Features
11 Feb 19

Diesel continues its downfall in EU, electricity reaches new highs

In 2018, diesel continued its downfall in fleet, petrol increased its market share once more and electrically charged vehicles grew by 1/3 although the latter’s total market share remains small.

According to numbers published by ACEA, the European Automobile Manufacturers Association, more than half of all new passenger cars registered in the EU now run on petrol.
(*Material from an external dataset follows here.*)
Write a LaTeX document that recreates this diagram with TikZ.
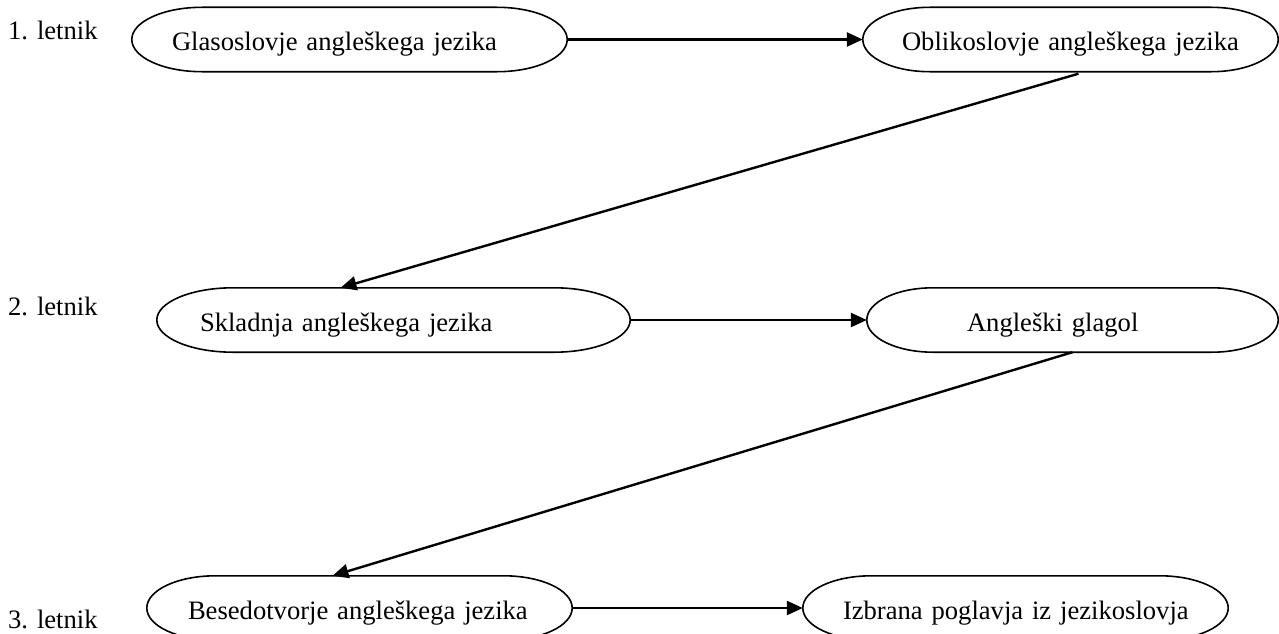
\documentclass[tikz,border=0pt]{standalone}
\usepackage{fontspec}
\setmainfont{Liberation Serif}
\usetikzlibrary{arrows.meta,calc}

\tikzset{
  term/.style={inner sep=0pt, text height=22pt, text depth=0pt, minimum height=64pt, align=left},
  year/.style={anchor=base west, inner sep=0pt},
  link/.style={line width=2.4pt, -{Triangle[length=16pt,width=14pt]}},
}
% outline with flat top and elliptic ends, round a named node
\newcommand{\termframe}[1]{%
  \draw [line width=1.6pt] let \p1=(#1.south west), \p2=(#1.north east),
    \n1={0.161*(\x2-\x1)}, \n2={0.5*(\y2-\y1)} in
    ({\x1+\n1*1pt},\y2) -- ({\x2-\n1*1pt},\y2)
    arc [start angle=90, end angle=-90, x radius=\n1*1pt, y radius=\n2*1pt]
    -- ({\x1+\n1*1pt},\y1)
    arc [start angle=270, end angle=90, x radius=\n1*1pt, y radius=\n2*1pt] -- cycle;}

\begin{document}
\begin{tikzpicture}[x=1pt, y=-1pt, font=\fontsize{26.6}{32}\selectfont]
    \path [use as bounding box] (0,0) rectangle (1279,634);
    \clip (0,0) rectangle (1279,634);
    % years
    \node [year] (y1) at (8,40) {1. letnik};
    \node [year] (y2) at (8,315) {2. letnik};
    \node [year] (y3) at (8,628) {3. letnik};
    % courses
    \node [term, text width=435pt] (gla) at (349.5,39.5) {\hspace*{40pt}Glasoslovje angleškega jezika};
    \node [term, text width=415pt] (obl) at (1070.5,39.5) {\hspace*{39pt}Oblikoslovje angleškega jezika};
    \node [term, text width=473pt] (skl) at (393.5,320) {\hspace*{43pt}Skladnja angleškega jezika};
    \node [term, text width=411pt] (ang) at (1072.5,320) {\hspace*{100pt}Angleški glagol};
    \node [term, text width=425pt] (bes) at (359.5,608) {\hspace*{41pt}Besedotvorje angleškega jezika};
    \node [term, text width=425pt] (izb) at (1015.5,608) {\hspace*{40pt}Izbrana poglavja iz jezikoslovja};
    \foreach \t in {gla,obl,skl,ang,bes,izb} {\termframe{\t}}
    % order
    \draw [link] (gla.east) -- (obl.west);
    \draw [link] ([xshift=8pt,yshift=-2pt]obl.south) -- ([xshift=-53pt]skl.north);
    \draw [link] (skl.east) -- (ang.west);
    \draw [link] (ang.south) -- ([xshift=-27pt]bes.north);
    \draw [link] (bes.east) -- (izb.west);
\end{tikzpicture}
\end{document}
Data excludes Croation, Cyprus, Luxembourg and Malta.

  2017 2018
Diesel 44.0% ▼ 35.9%
Petrol 50.3% ▲ 56.7%
Electrically-chargeable 1.5% ▲ 2.0%
Hybrid electric 2.8% ▲ 3.8%
Alternative other than electric 1.4% ▲ 1.5%

In the last quarter of 2018 in particular, demand for diesels suffered strongly. The number of diesel units fell by 23.6% during the last three months of the year. All passenger car markets in the regions posted strong declines.

Despite overall car registrations falling by almost 8% (-272,798 units) during the fourth quarter, the number of petrol cars still grew by 0.8% compared to the previous year. Registrations for petrol cars increased in each of the five big EU markets except for Germany where they decreased by 9.9%.

Alternatively-powered vehicles

The share of alternatively-powered vehicles grew in all segments. Electrically-chargeable cars gained 33.1% in the last quarter, in large part attributable to battery-electric cars. Plug-in hybrids saw there first drop since 2016 (-7.9%).

Hybrid electric vehicles also did very well (+31.1%) during the last quarter of 2018. In contrast, demand for LPG and NGV cars fell by 13.8% in the last three months.